Las notables actuaciones, sobre todo la de George McKay, terminan de impulsar a la película a sacar ventaja en la carrera hacia la premiación. McKay consigue que la cámara se adhiera a su derrotero sin nunca hacernos sentir que esa operación está impuesta desde afuera. Es el magnetismo de su presencia más que la profundidad de su composición el que consigue convertirlo en la máscara que resulta emblema de esa guerra. En La patrulla perdida (1934), una olvidada película de John Ford sobre la campaña de los británicos en Oriente durante esos años finales de la Primera Guerra, el rostro pétreo de Victor McLaglen sintetizaba el horror que subyace a toda experiencia bélica. De la misma manera, McKay consigue expresar con los mínimos recursos su creciente desorientación en la travesía, la angustia de la pérdida, el miedo a la futilidad. Y junto a él actores como Andrew Scott, Benedict Cumberbatch o Richard Madden condensan en sus breves apariciones esos sentimientos encontrados, deseos del final de una lucha prolongada, ambiciones de gloria y de fragor en la epopeya, silencios por el dolor de lo inevitable.
La consciente cinefilia de Mendes no olvida el aura de una película como Gallipoli (1981) de Peter Weir, también marcada por el derrotero de una improvisada amistad convertida en un viaje en compañía. A diferencia de otras de sus películas, adheridas a cierta pretensión y egocentrismo, aquí Mendes parece mostrarse más moderado, dispuesto a dar lugar a un mundo que conoce a través de relatos oídos como confesiones, a un sentimiento que parece no abandonarlo, que le permite nutrirse del cine de antaño, de las memorias familiares, de un esplendor técnico que no lo fagocita. La juventud de los protagonistas de Gallipoli aquí reaparece como un signo aún más autoconsciente en la forma en la que esos rostros juveniles, esas miradas inexpertas, se posan sobre el espectáculo de la muerte. En varias escenas la cámara atraviesa en su movimiento ese marco desolador que define un horizonte gris y humeante, con siluetas de caballos caídos y ratas que devoran la carroña, hasta llegar a esos jóvenes que caminan con miedo, empuñando sus fusiles, como niños llamados a un terrible juego.
Por último, 1917 tiene la virtud de actualizar el costado más sombrío de aquella guerra en sintonía con el presente. Esa guerra sin villano, de destrucciones masivas y consecuencias nefastas, encuentra en esta revisión el peculiar peso de lo que no se olvida, la certeza de que aquellos que la vivieron guardaron en el fondo de su recuerdo esas experiencias contradictorias, de solidaridad y temor, de absurdo sacrificio.

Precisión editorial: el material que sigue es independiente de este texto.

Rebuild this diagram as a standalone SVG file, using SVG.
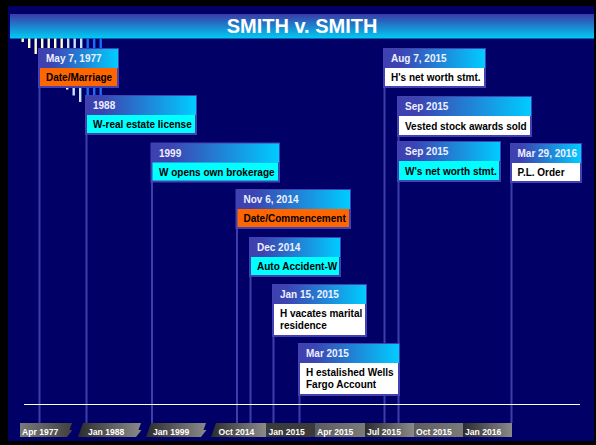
<svg xmlns="http://www.w3.org/2000/svg" width="596" height="445" viewBox="0 0 596 445">
<defs>
<linearGradient id="gTitle" x1="0" y1="0" x2="0" y2="1"><stop offset="0" stop-color="#3a3aa8"/><stop offset="1" stop-color="#00ccf4"/></linearGradient>
<linearGradient id="gHead" x1="0" y1="0" x2="1" y2="0"><stop offset="0" stop-color="#4040b0"/><stop offset="0.15" stop-color="#3c44b2"/><stop offset="1" stop-color="#00ccff"/></linearGradient>
<linearGradient id="gDark" x1="0" y1="0" x2="1" y2="0"><stop offset="0" stop-color="#2c2c2c"/><stop offset="1" stop-color="#8a8a8a"/></linearGradient>
<linearGradient id="gLight" x1="0" y1="0" x2="1" y2="0"><stop offset="0" stop-color="#5c5c5c"/><stop offset="1" stop-color="#7a7a7a"/></linearGradient>
<linearGradient id="gFirst" x1="0" y1="0" x2="1" y2="0"><stop offset="0" stop-color="#7a7a7a"/><stop offset="1" stop-color="#404040"/></linearGradient>
</defs>
<style>
text{font-family:"Liberation Sans",Arial,sans-serif;font-weight:bold}
.ttl{font-size:20px;fill:#ffffff}
.hd{font-size:10px;fill:#f0f0ff}
.bd{font-size:10px;fill:#000000}
.ax{font-size:8.6px;fill:#ffffff}
.frame{fill:#4242b2}
.head{fill:url(#gHead)}
.orange{fill:#ff6600}
.cyan{fill:#00ffff}
.white{fill:#ffffff}
.conn line{stroke:#3e3eaa;stroke-width:2}
.yel{fill:#ffffcc}
.lb{fill:#c4e4ff}
.bl{fill:#1a6cff}
</style>
<rect x="0" y="0" width="596" height="445" fill="#000000"/>
<rect x="8" y="6" width="586" height="435" fill="#000066"/>
<g id="title">
<rect x="10" y="14" width="584" height="24.5" fill="url(#gTitle)"/>
<text class="ttl" x="302" y="32.5" text-anchor="middle">SMITH v. SMITH</text>
</g>
<g id="deco">
<rect class="yel" x="21.5" y="38.5" width="2.4" height="3.5"/>
<rect class="yel" x="28" y="38.5" width="2.4" height="9.5"/>
<rect class="yel" x="34.5" y="38.5" width="2.4" height="15.5"/>
<rect class="yel" x="41" y="38.5" width="2.4" height="10"/>
<rect class="yel" x="47.5" y="38.5" width="2.4" height="10"/>
<rect class="yel" x="54" y="38.5" width="2.4" height="10"/>
<rect class="yel" x="60.5" y="38.5" width="2.4" height="10"/>
<rect class="lb" x="67" y="38.5" width="2.4" height="10"/>
<rect class="lb" x="73.5" y="38.5" width="2.4" height="10"/>
<rect class="lb" x="80" y="38.5" width="2.4" height="10"/>
<rect class="bl" x="86.5" y="38.5" width="2.4" height="10"/>
<rect class="bl" x="93" y="38.5" width="2.4" height="10"/>
<rect class="bl" x="99.5" y="38.5" width="2.4" height="10"/>
<rect class="white" x="66" y="88" width="2.4" height="1.5"/>
<rect class="lb" x="72.5" y="88" width="2.4" height="7.5"/>
<rect class="lb" x="79" y="88" width="2.4" height="14"/>
<rect class="bl" x="86.5" y="88" width="2.4" height="7.5"/>
<rect class="bl" x="93" y="88" width="2.4" height="7.5"/>
<rect class="bl" x="99.5" y="88" width="2.4" height="7.5"/>
</g>
<g id="connectors" class="conn">
<line x1="39.5" y1="88" x2="39.5" y2="423"/>
<line x1="86.5" y1="135" x2="86.5" y2="423"/>
<line x1="152" y1="182" x2="152" y2="423"/>
<line x1="237" y1="229" x2="237" y2="423"/>
<line x1="250.5" y1="277" x2="250.5" y2="423"/>
<line x1="273.5" y1="337" x2="273.5" y2="423"/>
<line x1="299.5" y1="396" x2="299.5" y2="423"/>
<line x1="384.5" y1="88" x2="384.5" y2="423"/>
<line x1="398.5" y1="137" x2="398.5" y2="423"/>
<line x1="511.5" y1="183" x2="511.5" y2="423"/>
</g>
<g id="axis">
<line x1="24" y1="404.5" x2="580" y2="404.5" stroke="#ffffff" stroke-width="1"/>
<polygon points="20,423 72,423 69.5,430 72.5,430 67,437 20,437" fill="url(#gFirst)"/>
<polygon points="83,423 141,423 138.5,430 141.5,430 136,437 78,437" fill="url(#gDark)"/>
<polygon points="151,423 206,423 203.5,430 206.5,430 201,437 146,437" fill="url(#gDark)"/>
<polygon points="216,423 266,423 266,437 211,437" fill="url(#gDark)"/>
<rect x="266" y="423" width="49" height="14" fill="#3a3a3a"/>
<rect x="315" y="423" width="50" height="14" fill="url(#gLight)"/>
<rect x="365" y="423" width="49" height="14" fill="url(#gDark)"/>
<rect x="414" y="423" width="49" height="14" fill="url(#gLight)"/>
<rect x="463" y="423" width="49" height="14" fill="url(#gDark)"/>
<text class="ax" x="22" y="434.5">Apr 1977</text>
<text class="ax" x="88" y="434.5">Jan 1988</text>
<text class="ax" x="153" y="434.5">Jan 1999</text>
<text class="ax" x="218.5" y="434.5">Oct 2014</text>
<text class="ax" x="268.5" y="434.5">Jan 2015</text>
<text class="ax" x="317" y="434.5">Apr 2015</text>
<text class="ax" x="367" y="434.5">Jul 2015</text>
<text class="ax" x="416" y="434.5">Oct 2015</text>
<text class="ax" x="465" y="434.5">Jan 2016</text>
</g>
<g id="n1977">
<rect class="frame" x="38" y="48" width="81" height="40"/>
<rect class="head" x="39" y="49" width="79" height="19"/>
<rect class="orange" x="40" y="68" width="77" height="18"/>
<text class="hd" x="46" y="62">May 7, 1977</text>
<text class="bd" x="46" y="81">Date/Marriage</text>
</g>
<g id="n1988">
<rect class="frame" x="85" y="95" width="112" height="40"/>
<rect class="head" x="86" y="96" width="110" height="19"/>
<rect class="cyan" x="87" y="115" width="108" height="18"/>
<text class="hd" x="93" y="109">1988</text>
<text class="bd" x="93" y="128">W-real estate license</text>
</g>
<g id="n1999">
<rect class="frame" x="150.5" y="142.5" width="129.5" height="40"/>
<rect class="head" x="151.5" y="143.5" width="127.5" height="19"/>
<rect class="cyan" x="152.5" y="162.5" width="125.5" height="18"/>
<text class="hd" x="159" y="156.5">1999</text>
<text class="bd" x="159" y="175.5">W opens own brokerage</text>
</g>
<g id="n2014nov">
<rect class="frame" x="235.5" y="189" width="115.5" height="40"/>
<rect class="head" x="236.5" y="190" width="113.5" height="19"/>
<rect class="orange" x="237.5" y="209" width="111.5" height="18"/>
<text class="hd" x="243.5" y="203">Nov 6, 2014</text>
<text class="bd" x="243.5" y="222">Date/Commencement</text>
</g>
<g id="n2014dec">
<rect class="frame" x="249" y="237" width="92" height="40"/>
<rect class="head" x="250" y="238" width="90" height="19"/>
<rect class="cyan" x="251" y="257" width="88" height="18"/>
<text class="hd" x="257" y="251">Dec 2014</text>
<text class="bd" x="257" y="270">Auto Accident-W</text>
</g>
<g id="n2015jan">
<rect class="frame" x="272" y="284" width="95" height="53"/>
<rect class="head" x="273" y="285" width="93" height="19"/>
<rect class="white" x="274" y="304" width="91" height="31"/>
<text class="hd" x="280" y="298">Jan 15, 2015</text>
<text class="bd" x="280" y="316.5">H vacates marital</text>
<text class="bd" x="280" y="329">residence</text>
</g>
<g id="n2015mar">
<rect class="frame" x="298" y="343" width="102" height="53"/>
<rect class="head" x="299" y="344" width="100" height="19"/>
<rect class="white" x="300" y="363" width="98" height="31"/>
<text class="hd" x="306" y="357">Mar 2015</text>
<text class="bd" x="306" y="375.5">H estalished Wells</text>
<text class="bd" x="306" y="388">Fargo Account</text>
</g>
<g id="n2015aug">
<rect class="frame" x="383" y="48" width="103" height="40"/>
<rect class="head" x="384" y="49" width="101" height="19"/>
<rect class="white" x="385" y="68" width="99" height="18"/>
<text class="hd" x="391" y="62">Aug 7, 2015</text>
<text class="bd" x="391" y="81">H's net worth stmt.</text>
</g>
<g id="n2015sep1">
<rect class="frame" x="397" y="96" width="135" height="41"/>
<rect class="head" x="398" y="97" width="133" height="19"/>
<rect class="white" x="399" y="116" width="131" height="19"/>
<text class="hd" x="405" y="110">Sep 2015</text>
<text class="bd" x="405" y="129.5">Vested stock awards sold</text>
</g>
<g id="n2015sep2">
<rect class="frame" x="397" y="141" width="104" height="41"/>
<rect class="head" x="398" y="142" width="102" height="19"/>
<rect class="cyan" x="399" y="161" width="100" height="19"/>
<text class="hd" x="405" y="155">Sep 2015</text>
<text class="bd" x="405" y="174.5">W's net worth stmt.</text>
</g>
<g id="n2016mar">
<rect class="frame" x="510" y="143" width="72" height="40"/>
<rect class="head" x="511" y="144" width="70" height="19"/>
<rect class="white" x="512" y="163" width="68" height="18"/>
<text class="hd" x="517.5" y="157">Mar 29, 2016</text>
<text class="bd" x="517.5" y="176">P.L. Order</text>
</g>
</svg>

Varios momentos –un encuentro con una joven mujer en las sombras de un pueblo abandonado, un canción de esperanza en las voces de los soldados que esperan la batalla- funcionan como esa amarga y modesta reflexión sobre un tiempo que no parece enterrado, que regresa bajo nuevas e impredecibles formas. Eso que siempre atrae en las premiaciones, esa sensación de que el cine lee la coyuntura a su manera, como lo hicieron este año Guasón y Parasite, pueden pensarse en 1917 de una manera indirecta pero no menos efectiva. Una película que desanda la imaginería triunfal de la guerra en la tensión de su forma, que propone un relato vibrante y sombrío al mismo tiempo, deudor de esas glorias que se esperan y solo llegan con tristeza.